**Instruction**. Write out exactly, please, every line from the beginning of the entries to the line holding "1.557, 1.606, 1.531, 1.644, 1.651]", and no pictures.

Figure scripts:

+ + + + + + +

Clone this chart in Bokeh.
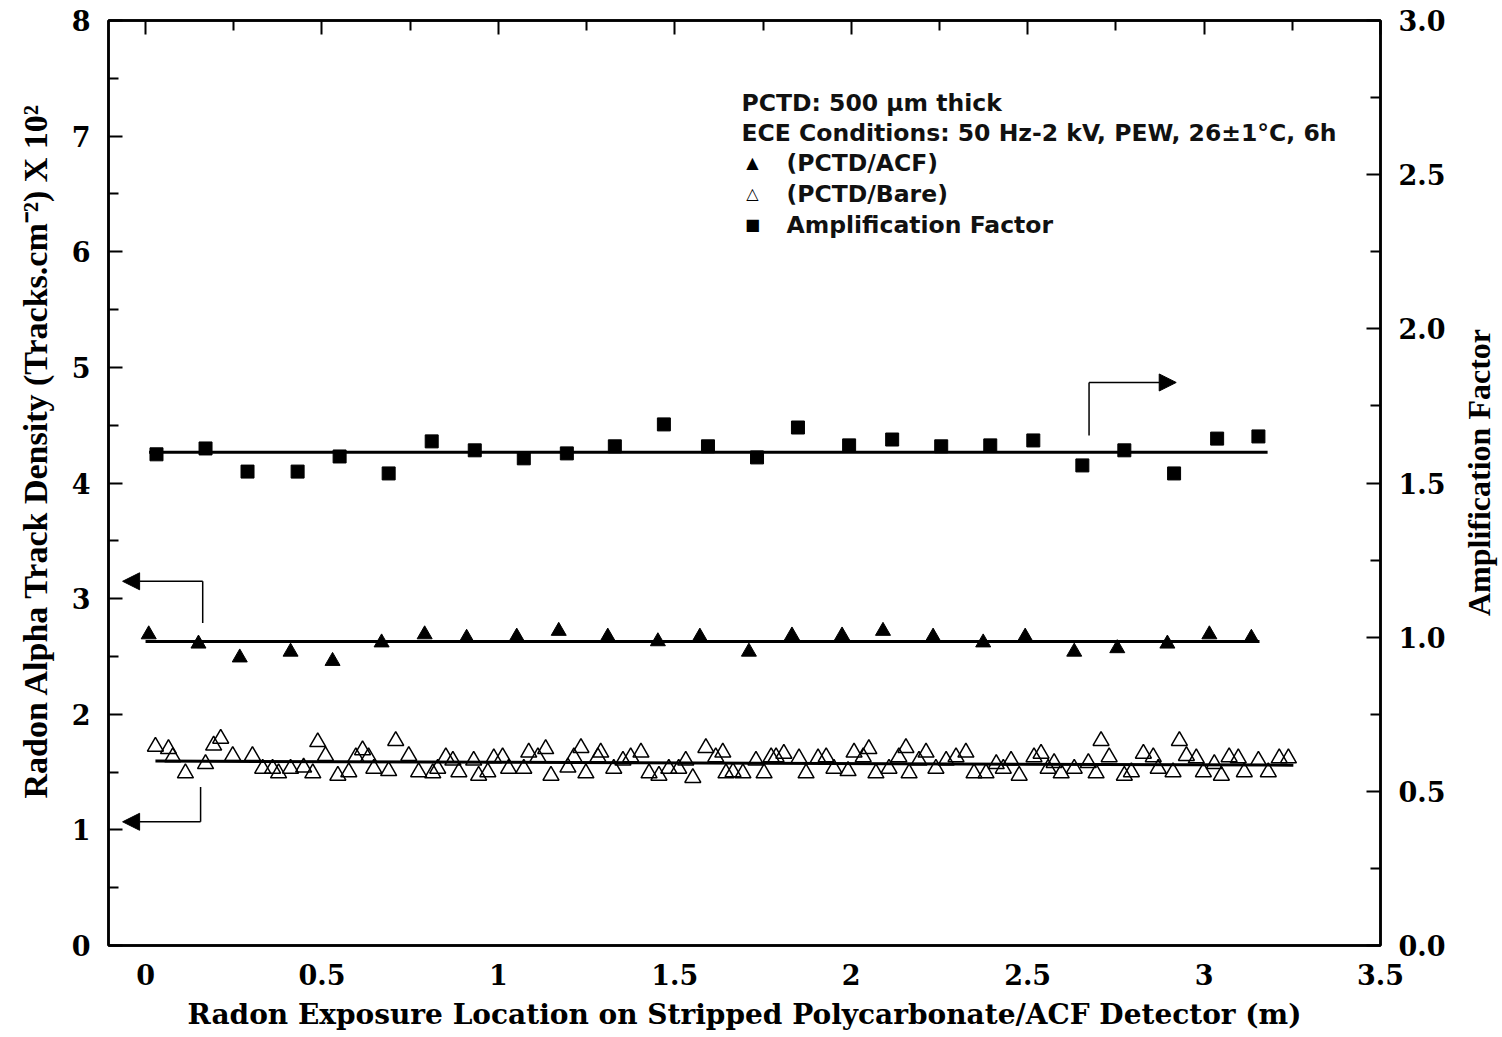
import math
from bokeh.plotting import figure
from bokeh.layouts import row
from bokeh.models import (Range1d, LinearAxis, FixedTicker, Arrow, NormalHead,
                          Label, ColumnDataSource, CustomLabelingPolicy)
from bokeh.embed import file_html
from bokeh.resources import INLINE

# ---------------- data ----------------
acf_x = [0.009, 0.150, 0.267, 0.411, 0.530, 0.669, 0.791, 0.910, 1.052, 1.171,
         1.310, 1.452, 1.571, 1.710, 1.832, 1.974, 2.090, 2.232, 2.374, 2.493,
         2.632, 2.754, 2.896, 3.015, 3.134]
acf_y = [2.69, 2.61, 2.49, 2.54, 2.46, 2.62, 2.69, 2.66, 2.67, 2.72,
         2.67, 2.63, 2.67, 2.54, 2.68, 2.68, 2.72, 2.67, 2.62, 2.67,
         2.54, 2.57, 2.61, 2.69, 2.66]

amp_x = [0.031, 0.170, 0.289, 0.431, 0.550, 0.689, 0.811, 0.933, 1.072, 1.194,
         1.330, 1.469, 1.594, 1.733, 1.849, 1.994, 2.116, 2.255, 2.394, 2.516,
         2.655, 2.774, 2.915, 3.037, 3.154]
amp_y = [1.593, 1.612, 1.537, 1.537, 1.586, 1.531, 1.635, 1.606, 1.580, 1.596,
         1.619, 1.690, 1.619, 1.583, 1.680, 1.622, 1.641, 1.619, 1.622, 1.638,
         1.557, 1.606, 1.531, 1.644, 1.651]

bare_x = [0.028, 0.065, 0.077, 0.113, 0.170, 0.193, 0.213, 0.247, 0.303, 0.332,
          0.360, 0.377, 0.411, 0.448, 0.474, 0.488, 0.510, 0.545, 0.576, 0.596,
          0.615, 0.632, 0.647, 0.689, 0.709, 0.746, 0.774, 0.814,
          0.828, 0.851, 0.871, 0.888, 0.930, 0.944, 0.970, 0.987, 1.012, 1.029,
          1.072, 1.086, 1.112, 1.134, 1.149, 1.197, 1.214, 1.234, 1.248, 1.282,
          1.290, 1.327, 1.353, 1.375, 1.404, 1.427, 1.455, 1.483, 1.511, 1.531,
          1.551, 1.588, 1.616, 1.636, 1.645,
          1.665, 1.693, 1.730, 1.753, 1.773, 1.787, 1.809, 1.852, 1.872, 1.906,
          1.929, 1.951, 1.991, 2.008, 2.034, 2.050, 2.070, 2.107, 2.135, 2.155,
          2.164, 2.192, 2.212, 2.240, 2.269, 2.297, 2.325, 2.348, 2.382, 2.411,
          2.431, 2.453, 2.476,
          2.518, 2.538, 2.558, 2.575, 2.595, 2.632, 2.672, 2.694, 2.708, 2.731,
          2.774, 2.794, 2.828, 2.856, 2.870, 2.912, 2.930, 2.950, 2.978, 2.998,
          3.029, 3.049, 3.071, 3.097, 3.114, 3.154, 3.182, 3.213, 3.239]
bare_y = [1.72, 1.70, 1.63, 1.49, 1.57, 1.73, 1.79, 1.64, 1.64, 1.53,
          1.53, 1.49, 1.53, 1.54, 1.49, 1.76, 1.64, 1.47, 1.50, 1.63,
          1.69, 1.63, 1.53, 1.51, 1.77, 1.64, 1.50, 1.49,
          1.53, 1.63, 1.60, 1.50, 1.60, 1.47, 1.50, 1.62, 1.63, 1.53,
          1.53, 1.67, 1.63, 1.70, 1.47, 1.54, 1.63, 1.71, 1.49, 1.63,
          1.67, 1.53, 1.60, 1.63, 1.67, 1.49, 1.47, 1.53, 1.53, 1.60,
          1.45, 1.71, 1.63, 1.67, 1.49,
          1.50, 1.49, 1.60, 1.49, 1.63, 1.63, 1.66, 1.62, 1.49, 1.62,
          1.63, 1.53, 1.51, 1.67, 1.63, 1.70, 1.49, 1.53, 1.63, 1.71,
          1.49, 1.60, 1.67, 1.53, 1.60, 1.63, 1.67, 1.49, 1.49, 1.57,
          1.53, 1.60, 1.47,
          1.63, 1.66, 1.53, 1.58, 1.49, 1.53, 1.58, 1.49, 1.77, 1.63,
          1.47, 1.50, 1.66, 1.63, 1.53, 1.50, 1.77, 1.64, 1.62, 1.50,
          1.57, 1.47, 1.63, 1.62, 1.50, 1.60, 1.50, 1.62, 1.62]

# fitted lines
acf_fit_x = [0.0, 3.157]
acf_fit_y = [2.63, 2.63]
amp_fit_x = [0.01, 3.18]
amp_fit_y = [1.60, 1.60]
bare_fit_x = [0.028, 3.253]
bare_fit_y = [1.595, 1.56]

# axes
x_ticks = [0, 0.5, 1, 1.5, 2, 2.5, 3, 3.5]
x_tick_labels = ["0", "0.5", "1", "1.5", "2", "2.5", "3", "3.5"]
left_ticks = [0, 1, 2, 3, 4, 5, 6, 7, 8]
right_ticks = [0.0, 0.5, 1.0, 1.5, 2.0, 2.5, 3.0]
right_tick_labels = ["0.0", "0.5", "1.0", "1.5", "2.0", "2.5", "3.0"]

x_title = "Radon Exposure Location on Stripped Polycarbonate/ACF Detector (m)"
left_title = "Radon Alpha Track Density (Tracks.cm\u207b\u00b2) X 10\u00b2"
right_title = "Amplification Factor"

legend_header = ["PCTD: 500 \u00b5m thick",
                 "ECE Conditions: 50 Hz-2 kV, PEW, 26\u00b11\u00b0C, 6h"]
legend_symbols = ["\u25b2", "\u25b3", "\u25a0"]
legend_labels = ["(PCTD/ACF)", "(PCTD/Bare)", "Amplification Factor"]

# annotation arrows: (vertical start, corner, arrow tip, y-range)
arrows = [
    dict(x0=2.674, y0=1.654, xc=2.674, yc=1.826, x1=2.921, rng="amp"),
    dict(x0=0.162, y0=2.79, xc=0.162, yc=3.15, x1=-0.065, rng="default"),
    dict(x0=0.156, y0=1.37, xc=0.156, yc=1.07, x1=-0.065, rng="default"),
]

# ---------------- layout sizes ----------------
TICK_FONT = "DejaVu Serif"
TITLE_FONT = "Liberation Serif"
NO_LABELS = "return new indices.constructor(indices.size)"
TOTAL_H = 1033          # 20 (top) + 925 (frame) + 88 (bottom)
SIDE_L = 60             # strip holding the left title
SIDE_R = 48             # strip holding the right title

p = figure(frame_width=1272, frame_height=925,
           x_range=Range1d(-0.105, 3.5), y_range=Range1d(0, 8),
           output_backend="svg", toolbar_location=None,
           min_border_left=48, min_border_right=70,
           min_border_top=20, min_border_bottom=88)
p.extra_y_ranges = {"amp": Range1d(0, 3)}
p.grid.visible = False
p.background_fill_color = "white"
p.border_fill_color = "white"
p.outline_line_color = "black"
p.outline_line_width = 2.5

# left axis
ly = p.yaxis[0]
ly.ticker = FixedTicker(ticks=left_ticks,
                        minor_ticks=[t + 0.5 for t in left_ticks[:-1]])

# bottom axis
bx = p.xaxis[0]
bx.ticker = FixedTicker(ticks=x_ticks, minor_ticks=[])
bx.major_label_overrides = {t: s for t, s in zip(x_ticks, x_tick_labels)}
bx.axis_label = x_title

# right axis
ry = LinearAxis(y_range_name="amp")
ry.ticker = FixedTicker(ticks=right_ticks,
                        minor_ticks=[t + 0.25 for t in right_ticks[:-1]])
ry.major_label_overrides = {t: s for t, s in zip(right_ticks, right_tick_labels)}
p.add_layout(ry, "right")

# top axis (ticks only, labels filtered out)
tx = LinearAxis()
tx.ticker = FixedTicker(ticks=x_ticks,
                        minor_ticks=[t + 0.25 for t in x_ticks[:-1]])
tx.major_label_policy = CustomLabelingPolicy(code=NO_LABELS)
p.add_layout(tx, "above")

for ax in [ly, ry, tx]:
    ax.major_tick_in = 14
    ax.major_tick_out = 0
    ax.minor_tick_in = 10
    ax.minor_tick_out = 0
    ax.major_tick_line_width = 2
    ax.minor_tick_line_width = 2
bx.major_tick_in = 0
bx.major_tick_out = 0
bx.minor_tick_in = 0
bx.minor_tick_out = 0

for ax in [ly, ry, bx, tx]:
    ax.axis_line_width = 2.5
    ax.axis_line_color = "black"
    ax.major_label_text_font = TICK_FONT
    ax.major_label_text_font_style = "bold"
    ax.major_label_text_font_size = "27px"
    ax.major_label_text_color = "black"
    ax.major_label_standoff = 18
    ax.axis_label_text_font_style = "bold"
    ax.axis_label_text_color = "black"
tx.major_label_standoff = 0
tx.major_label_text_font_size = "1px"

bx.axis_label_text_font = TICK_FONT
bx.axis_label_text_font_size = "28px"
bx.axis_label_standoff = 10

# ---------------- glyphs ----------------
bare_src = ColumnDataSource(dict(x=bare_x, y=bare_y))
acf_src = ColumnDataSource(dict(x=acf_x, y=acf_y))
amp_src = ColumnDataSource(dict(x=amp_x, y=amp_y))

p.scatter("x", "y", source=bare_src, marker="triangle", size=16,
          fill_color="white", fill_alpha=0.0, line_color="black", line_width=1.5)
p.line(bare_fit_x, bare_fit_y, line_color="black", line_width=3)

p.line(acf_fit_x, acf_fit_y, line_color="black", line_width=3)
p.scatter("x", "y", source=acf_src, marker="triangle", size=15,
          fill_color="black", line_color="black")

p.line(amp_fit_x, amp_fit_y, line_color="black", line_width=3,
       y_range_name="amp")
p.scatter("x", "y", source=amp_src, marker="square", size=13,
          fill_color="black", line_color="black", y_range_name="amp")

# ---------------- arrows ----------------
for a in arrows:
    rng = a["rng"]
    p.add_layout(Arrow(end=None, x_start=a["x0"], y_start=a["y0"],
                       x_end=a["xc"], y_end=a["yc"], line_width=1.5,
                       line_color="black", y_range_name=rng))
    p.add_layout(Arrow(end=NormalHead(size=17, fill_color="black",
                                      line_color="black", line_width=1),
                       x_start=a["xc"], y_start=a["yc"],
                       x_end=a["x1"], y_end=a["yc"], line_width=1.5,
                       line_color="black", y_range_name=rng))

# ---------------- legend (text block) ----------------
LEG_FONT = "DejaVu Sans"
header_y = [843, 813]
for txt, yy in zip(legend_header, header_y):
    p.add_layout(Label(x=633, y=yy, x_units="screen", y_units="screen",
                       text=txt, text_font=LEG_FONT, text_font_style="bold",
                       text_font_size="23.5px", text_baseline="middle",
                       text_color="#111111"))
item_y = [783, 752, 721]
for sym, txt, yy in zip(legend_symbols, legend_labels, item_y):
    p.add_layout(Label(x=644, y=yy, x_units="screen", y_units="screen",
                       text=sym, text_font="DejaVu Sans",
                       text_font_size="16px", text_baseline="middle",
                       text_align="center", text_color="black"))
    p.add_layout(Label(x=678, y=yy, x_units="screen", y_units="screen",
                       text=txt, text_font=LEG_FONT, text_font_style="bold",
                       text_font_size="23.5px", text_baseline="middle",
                       text_color="#111111"))


# ---------------- vertical axis titles (narrow side strips) ----------------
# (the strips' frames are aligned with the main frame: y measured from its bottom)
def title_strip(width, text, cx, cy, size):
    s = figure(width=width, height=TOTAL_H, output_backend="svg",
               toolbar_location=None, x_axis_location=None,
               y_axis_location=None, min_border=0,
               x_range=Range1d(0, 1), y_range=Range1d(0, 1))
    s.grid.visible = False
    s.outline_line_color = None
    s.background_fill_color = "white"
    s.border_fill_color = "white"
    s.add_layout(Label(x=cx, y=cy, x_units="screen", y_units="screen",
                       text=text, angle=math.pi / 2, angle_units="rad",
                       text_align="center", text_baseline="middle",
                       text_font=TITLE_FONT, text_font_style="bold",
                       text_font_size=size, text_color="black"))
    return s


left_strip = title_strip(SIDE_L, left_title, 35, 495, "34px")
right_strip = title_strip(SIDE_R, right_title, 28, 473, "32px")

layout = row(left_strip, p, right_strip, spacing=0)

open("out.html", "w").write(file_html(layout, INLINE))
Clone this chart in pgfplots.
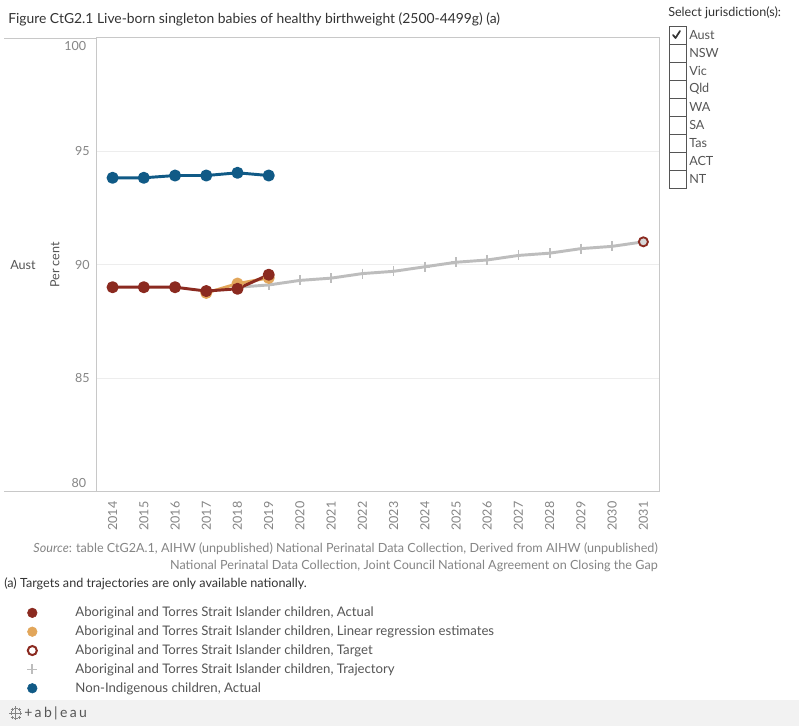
\documentclass[border=0pt]{standalone}
\usepackage{pgfplots}
\pgfplotsset{compat=1.18}
\usepackage{fontspec}
\setmainfont{Lato}

\definecolor{actred}{HTML}{8B2A20}
\definecolor{regorange}{HTML}{E2A65A}
\definecolor{nonblue}{HTML}{105A86}
\definecolor{trajgrey}{HTML}{BDBDBD}
\definecolor{axisgrey}{HTML}{C8C8C8}
\definecolor{gridgrey}{HTML}{EDEDED}
\definecolor{tickgrey}{HTML}{858585}
\definecolor{textgrey}{HTML}{555555}
\definecolor{titlegrey}{HTML}{333333}
\definecolor{footgrey}{HTML}{F2F2F2}

\newcommand{\tickfont}{\fontsize{9.4}{10}\selectfont}
\newcommand{\txtfont}{\fontsize{9.45}{11}\selectfont}
\newcommand{\legfont}{\fontsize{9.9}{11}\selectfont}

\begin{document}
\begin{tikzpicture}[x=0.75pt,y=-0.75pt]
\fill[white] (0,0) rectangle (799,726);
\fill[footgrey] (0,700) rectangle (799,726);

% title
\node[anchor=west, inner sep=0, text=titlegrey, font=\fontsize{10.4}{12}\selectfont] at (8,19)
  {Figure CtG2.1 Live-born singleton babies of healthy birthweight (2500-4499g) (a)};

% pane lines left of the axis
\draw[axisgrey, line width=0.75pt] (4,38.5) -- (97,38.5);
\draw[axisgrey, line width=0.75pt] (4,491.5) -- (97,491.5);
\node[text=textgrey, font=\txtfont] at (23,265) {Aust};
\node[rotate=90, text=textgrey, font=\txtfont] at (55,265) {Per cent};

\coordinate (axisSW) at (97,491.5);

\begin{axis}[
  at={(axisSW)}, anchor=south west, scale only axis,
  width=421.5pt, height=340.5pt,
  xmin=2013.5, xmax=2031.5, ymin=80, ymax=100,
  axis line style={draw=axisgrey, line width=0.75pt},
  xtick={2014,...,2031}, minor x tick num=1,
  ytick={85,90,95}, ymajorgrids,
  major grid style={draw=gridgrey, line width=0.75pt},
  major tick length=0pt, minor tick length=5pt, tick align=outside,
  minor tick style={draw=gridgrey, line width=0.75pt},
  xtick pos=bottom, ytick pos=left,
  /pgf/number format/1000 sep={},
  /pgf/number format/assume math mode=true,
  tick label style={font=\tickfont, text=tickgrey},
  x tick label style={rotate=90, anchor=east, xshift=-4pt},
  y tick label style={xshift=-2pt},
  clip=false,
  legend style={at={(axis description cs:-0.1317,-0.242)}, anchor=north west,
    draw=none, fill=none,
    font=\legfont, text=textgrey, row sep=1.35pt,
    /tikz/every odd column/.append style={column sep=26.5pt}},
  legend cell align=left,
]
% legend (drawn in the reference order)
\addlegendimage{only marks, mark=*, mark size=3.6pt, color=actred}
\addlegendentry{Aboriginal and Torres Strait Islander children, Actual}
\addlegendimage{only marks, mark=*, mark size=3.6pt, color=regorange}
\addlegendentry{Aboriginal and Torres Strait Islander children, Linear regression estimates}
\addlegendimage{only marks, mark=o, mark size=3.4pt, mark options={line width=1.5pt, fill=white}, color=actred}
\addlegendentry{Aboriginal and Torres Strait Islander children, Target}
\addlegendimage{only marks, mark=+, mark size=3.8pt, mark options={line width=1.3pt}, color=trajgrey}
\addlegendentry{Aboriginal and Torres Strait Islander children, Trajectory}
\addlegendimage{only marks, mark=*, mark size=3.6pt, color=nonblue}
\addlegendentry{Non-Indigenous children, Actual}

% trajectory
\addplot[forget plot, color=trajgrey, line width=2.2pt, line join=round,
  mark=+, mark size=3.8pt, mark options={line width=1.3pt}] coordinates {
  (2018,89.0) (2019,89.1) (2020,89.3) (2021,89.4) (2022,89.6) (2023,89.7)
  (2024,89.9) (2025,90.1) (2026,90.2) (2027,90.4) (2028,90.5) (2029,90.7)
  (2030,90.8) (2031,91.0)};
% linear regression estimates
\addplot[forget plot, color=regorange, line width=2.2pt, line join=round,
  mark=*, mark size=3.4pt] coordinates {
  (2017,88.75) (2018,89.16) (2019,89.41)};
% actual
\addplot[forget plot, color=actred, line width=2.2pt, line join=round,
  mark=*, mark size=3.4pt] coordinates {
  (2014,89.0) (2015,89.0) (2016,89.0) (2017,88.83) (2018,88.93) (2019,89.55)};
% non-Indigenous actual
\addplot[forget plot, color=nonblue, line width=2.2pt, line join=round,
  mark=*, mark size=3.4pt] coordinates {
  (2014,93.82) (2015,93.82) (2016,93.92) (2017,93.92) (2018,94.04) (2019,93.92)};
% target
\addplot[forget plot, only marks, mark=*, mark size=3.4pt,
  mark options={draw=actred, fill=trajgrey!60, line width=1.4pt}] coordinates {
  (2031,91.0)};

% end labels of the y axis, set inside as in the reference
\node[anchor=north east, inner sep=0, font=\tickfont, text=tickgrey, xshift=-8pt, yshift=-3pt]
  at (axis cs:2013.5,100) {100};
\node[anchor=south east, inner sep=0, font=\tickfont, text=tickgrey, xshift=-8pt, yshift=3pt]
  at (axis cs:2013.5,80) {80};
\end{axis}

% source and note
\node[anchor=east, inner sep=0, text=tickgrey, font=\txtfont] at (658,549)
  {\textit{Source}: table CtG2A.1, AIHW (unpublished) National Perinatal Data Collection, Derived from AIHW (unpublished)};
\node[anchor=east, inner sep=0, text=tickgrey, font=\txtfont] at (658,566)
  {National Perinatal Data Collection, Joint Council National Agreement on Closing the Gap};
\node[anchor=west, inner sep=0, text=titlegrey, font=\txtfont] at (4,584)
  {(a) Targets and trajectories are only available nationally.};

% jurisdiction filter
\node[anchor=west, inner sep=0, text=titlegrey, font=\txtfont] at (668,13) {Select jurisdiction(s):};
\foreach \j [count=\i from 0] in {Aust,NSW,Vic,Qld,WA,SA,Tas,ACT,NT} {
  \draw[textgrey, line width=0.75pt] (669,26+18*\i) rectangle (686,44+18*\i);
  \node[anchor=west, inner sep=0, text=textgrey, font=\txtfont] at (689,35+18*\i) {\j};
}
\draw[titlegrey, line width=1.3pt, line cap=round, line join=round] (673,35) -- (675.5,38) -- (680,31);

% tableau logo
\begin{scope}[tickgrey, line width=0.6pt]
  \foreach \cx/\cy/\s in {15.5/713/4, 11/713/2, 20/713/2, 15.5/708/2, 15.5/718/2, 12/709/1.5, 19/709/1.5, 12/717/1.5, 19/717/1.5} {
    \draw (\cx-\s,\cy) -- (\cx+\s,\cy); \draw (\cx,\cy-\s) -- (\cx,\cy+\s);
  }
\end{scope}
\node[anchor=west, inner sep=0, text=textgrey, font=\fontsize{10.5}{12}\selectfont] at (24,713)
  {+\,a\,b\,|\,e\,a\,u};
\end{tikzpicture}
\end{document}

+ + + + + + +

**Response to this exercise**.
Clone this chart in Bokeh.
import math
from bokeh.plotting import figure
from bokeh.layouts import row
from bokeh.models import (Range1d, LinearAxis, FixedTicker, Arrow, NormalHead,
                          Label, ColumnDataSource, CustomLabelingPolicy)
from bokeh.embed import file_html
from bokeh.resources import INLINE

# ---------------- data ----------------
acf_x = [0.009, 0.150, 0.267, 0.411, 0.530, 0.669, 0.791, 0.910, 1.052, 1.171,
         1.310, 1.452, 1.571, 1.710, 1.832, 1.974, 2.090, 2.232, 2.374, 2.493,
         2.632, 2.754, 2.896, 3.015, 3.134]
acf_y = [2.69, 2.61, 2.49, 2.54, 2.46, 2.62, 2.69, 2.66, 2.67, 2.72,
         2.67, 2.63, 2.67, 2.54, 2.68, 2.68, 2.72, 2.67, 2.62, 2.67,
         2.54, 2.57, 2.61, 2.69, 2.66]

amp_x = [0.031, 0.170, 0.289, 0.431, 0.550, 0.689, 0.811, 0.933, 1.072, 1.194,
         1.330, 1.469, 1.594, 1.733, 1.849, 1.994, 2.116, 2.255, 2.394, 2.516,
         2.655, 2.774, 2.915, 3.037, 3.154]
amp_y = [1.593, 1.612, 1.537, 1.537, 1.586, 1.531, 1.635, 1.606, 1.580, 1.596,
         1.619, 1.690, 1.619, 1.583, 1.680, 1.622, 1.641, 1.619, 1.622, 1.638,
         1.557, 1.606, 1.531, 1.644, 1.651]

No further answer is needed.